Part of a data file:
= = = =
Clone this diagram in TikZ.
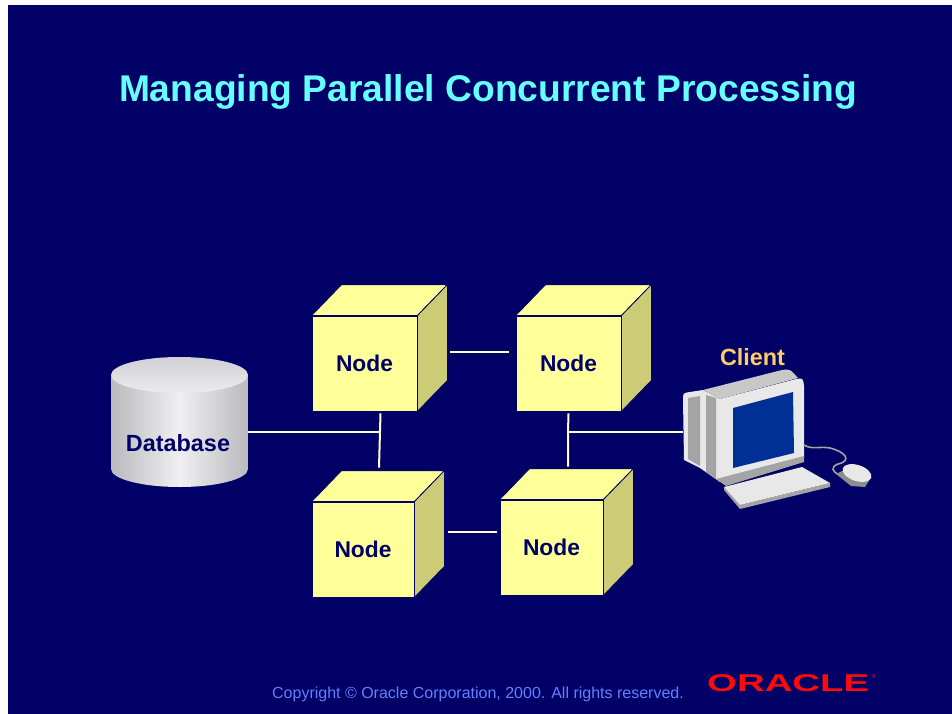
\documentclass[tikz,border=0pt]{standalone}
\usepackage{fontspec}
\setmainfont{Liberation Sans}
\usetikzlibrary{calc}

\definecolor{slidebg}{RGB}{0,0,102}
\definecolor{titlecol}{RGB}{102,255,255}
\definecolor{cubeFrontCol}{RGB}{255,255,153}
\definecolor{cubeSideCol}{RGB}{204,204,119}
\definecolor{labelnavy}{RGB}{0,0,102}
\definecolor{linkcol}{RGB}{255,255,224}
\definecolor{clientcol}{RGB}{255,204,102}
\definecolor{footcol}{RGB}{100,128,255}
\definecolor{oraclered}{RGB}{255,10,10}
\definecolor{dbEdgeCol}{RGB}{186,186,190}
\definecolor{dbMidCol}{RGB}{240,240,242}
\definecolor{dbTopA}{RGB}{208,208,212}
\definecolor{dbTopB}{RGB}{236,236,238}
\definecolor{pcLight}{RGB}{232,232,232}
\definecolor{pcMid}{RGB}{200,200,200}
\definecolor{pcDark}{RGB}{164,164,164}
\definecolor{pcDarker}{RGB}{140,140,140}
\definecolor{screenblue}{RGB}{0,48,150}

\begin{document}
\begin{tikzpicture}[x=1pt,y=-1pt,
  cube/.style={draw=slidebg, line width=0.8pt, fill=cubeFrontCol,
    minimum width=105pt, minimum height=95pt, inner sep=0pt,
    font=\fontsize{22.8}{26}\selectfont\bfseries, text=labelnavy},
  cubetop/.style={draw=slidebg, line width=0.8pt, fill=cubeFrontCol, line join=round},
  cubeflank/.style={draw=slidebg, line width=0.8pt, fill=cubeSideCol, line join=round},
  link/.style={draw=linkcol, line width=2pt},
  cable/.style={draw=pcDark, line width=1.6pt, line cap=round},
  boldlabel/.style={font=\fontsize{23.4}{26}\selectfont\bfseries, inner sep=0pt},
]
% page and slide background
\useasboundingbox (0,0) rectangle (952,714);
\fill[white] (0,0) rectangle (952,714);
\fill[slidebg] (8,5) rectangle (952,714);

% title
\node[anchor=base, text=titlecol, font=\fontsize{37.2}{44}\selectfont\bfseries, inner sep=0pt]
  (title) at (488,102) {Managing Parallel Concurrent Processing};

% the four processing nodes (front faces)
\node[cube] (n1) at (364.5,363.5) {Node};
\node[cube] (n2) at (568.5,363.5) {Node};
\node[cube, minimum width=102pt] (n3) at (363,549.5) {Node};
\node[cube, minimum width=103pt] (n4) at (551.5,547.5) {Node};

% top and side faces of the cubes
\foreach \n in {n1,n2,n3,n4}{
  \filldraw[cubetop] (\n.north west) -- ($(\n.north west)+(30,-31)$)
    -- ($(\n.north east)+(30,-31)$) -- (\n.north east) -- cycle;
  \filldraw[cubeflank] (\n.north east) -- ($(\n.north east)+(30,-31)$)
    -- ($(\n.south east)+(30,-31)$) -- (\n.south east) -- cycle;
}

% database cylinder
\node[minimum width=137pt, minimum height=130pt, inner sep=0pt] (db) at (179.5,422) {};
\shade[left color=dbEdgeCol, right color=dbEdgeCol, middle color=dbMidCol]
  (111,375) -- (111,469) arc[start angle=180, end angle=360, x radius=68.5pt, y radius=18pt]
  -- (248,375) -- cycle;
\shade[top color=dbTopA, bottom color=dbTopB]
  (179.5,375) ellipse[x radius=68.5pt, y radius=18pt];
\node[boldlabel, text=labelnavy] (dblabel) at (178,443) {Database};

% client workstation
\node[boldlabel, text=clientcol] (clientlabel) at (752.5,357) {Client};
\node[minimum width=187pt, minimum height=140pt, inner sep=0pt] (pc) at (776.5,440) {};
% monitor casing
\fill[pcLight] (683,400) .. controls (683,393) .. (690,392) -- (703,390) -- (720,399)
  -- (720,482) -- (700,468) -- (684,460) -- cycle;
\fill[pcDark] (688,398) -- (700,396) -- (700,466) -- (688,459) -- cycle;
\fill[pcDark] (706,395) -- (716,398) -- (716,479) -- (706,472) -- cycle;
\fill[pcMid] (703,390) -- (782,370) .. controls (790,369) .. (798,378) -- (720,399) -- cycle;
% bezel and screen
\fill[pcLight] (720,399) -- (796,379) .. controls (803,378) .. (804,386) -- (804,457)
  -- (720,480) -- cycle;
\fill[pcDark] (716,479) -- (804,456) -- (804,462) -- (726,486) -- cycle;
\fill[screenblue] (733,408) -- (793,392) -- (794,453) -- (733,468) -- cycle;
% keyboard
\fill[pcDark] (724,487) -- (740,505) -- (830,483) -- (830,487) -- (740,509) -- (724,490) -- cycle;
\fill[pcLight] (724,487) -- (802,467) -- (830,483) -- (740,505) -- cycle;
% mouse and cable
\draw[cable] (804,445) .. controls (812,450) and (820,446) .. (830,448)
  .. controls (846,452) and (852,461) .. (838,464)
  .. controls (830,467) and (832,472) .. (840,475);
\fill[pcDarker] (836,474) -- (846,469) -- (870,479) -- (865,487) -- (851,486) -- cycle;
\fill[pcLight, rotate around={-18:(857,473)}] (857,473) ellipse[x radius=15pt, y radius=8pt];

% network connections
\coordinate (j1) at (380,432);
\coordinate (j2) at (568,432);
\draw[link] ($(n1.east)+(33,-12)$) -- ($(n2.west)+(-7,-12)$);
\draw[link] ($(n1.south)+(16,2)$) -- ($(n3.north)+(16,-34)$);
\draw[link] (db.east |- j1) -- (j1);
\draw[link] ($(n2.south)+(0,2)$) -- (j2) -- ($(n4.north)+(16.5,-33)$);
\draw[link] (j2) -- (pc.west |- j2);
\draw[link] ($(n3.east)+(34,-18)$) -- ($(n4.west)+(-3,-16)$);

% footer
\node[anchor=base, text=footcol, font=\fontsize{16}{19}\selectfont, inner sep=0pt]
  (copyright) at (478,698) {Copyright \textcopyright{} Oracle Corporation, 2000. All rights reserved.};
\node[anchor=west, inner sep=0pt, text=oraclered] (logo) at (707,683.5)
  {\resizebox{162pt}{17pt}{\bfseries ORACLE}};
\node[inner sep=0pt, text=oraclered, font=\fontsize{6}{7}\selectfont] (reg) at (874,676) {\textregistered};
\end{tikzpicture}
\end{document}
= = = =
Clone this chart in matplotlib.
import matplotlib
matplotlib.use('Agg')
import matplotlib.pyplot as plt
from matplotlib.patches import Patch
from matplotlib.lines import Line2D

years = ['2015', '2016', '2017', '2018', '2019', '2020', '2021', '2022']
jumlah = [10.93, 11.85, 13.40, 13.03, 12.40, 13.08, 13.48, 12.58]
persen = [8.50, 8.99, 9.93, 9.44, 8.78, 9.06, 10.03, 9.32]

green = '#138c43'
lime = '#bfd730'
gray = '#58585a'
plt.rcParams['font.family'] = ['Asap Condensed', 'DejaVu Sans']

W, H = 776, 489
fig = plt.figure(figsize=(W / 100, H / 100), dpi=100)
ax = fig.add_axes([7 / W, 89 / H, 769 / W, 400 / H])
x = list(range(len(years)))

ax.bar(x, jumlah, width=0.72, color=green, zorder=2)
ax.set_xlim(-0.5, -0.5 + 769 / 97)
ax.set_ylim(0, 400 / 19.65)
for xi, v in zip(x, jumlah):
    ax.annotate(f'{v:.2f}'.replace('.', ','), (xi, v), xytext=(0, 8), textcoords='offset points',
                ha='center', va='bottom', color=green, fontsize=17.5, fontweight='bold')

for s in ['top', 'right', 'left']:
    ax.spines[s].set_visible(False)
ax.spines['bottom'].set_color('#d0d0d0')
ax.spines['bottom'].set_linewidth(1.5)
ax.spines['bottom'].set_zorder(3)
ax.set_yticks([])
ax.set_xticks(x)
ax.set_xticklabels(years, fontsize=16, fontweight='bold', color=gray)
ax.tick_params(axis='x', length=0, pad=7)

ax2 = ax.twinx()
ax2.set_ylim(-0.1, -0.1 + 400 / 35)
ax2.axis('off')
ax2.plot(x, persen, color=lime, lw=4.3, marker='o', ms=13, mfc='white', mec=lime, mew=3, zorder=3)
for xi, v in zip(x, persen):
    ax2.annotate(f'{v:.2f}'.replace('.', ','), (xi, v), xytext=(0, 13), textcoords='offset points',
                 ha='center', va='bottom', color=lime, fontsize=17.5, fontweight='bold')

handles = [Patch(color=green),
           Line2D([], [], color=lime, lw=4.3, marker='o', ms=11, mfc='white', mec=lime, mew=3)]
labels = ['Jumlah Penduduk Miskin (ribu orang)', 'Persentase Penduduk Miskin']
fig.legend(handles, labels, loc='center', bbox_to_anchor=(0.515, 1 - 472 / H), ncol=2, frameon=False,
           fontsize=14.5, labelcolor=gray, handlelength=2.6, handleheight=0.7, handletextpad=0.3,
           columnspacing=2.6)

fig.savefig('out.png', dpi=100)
= = = =
Locate the word "Clone" in the data above. Copy every line carrying it.

EXERCISE RESULT:
Clone this diagram in TikZ.
Clone this chart in matplotlib.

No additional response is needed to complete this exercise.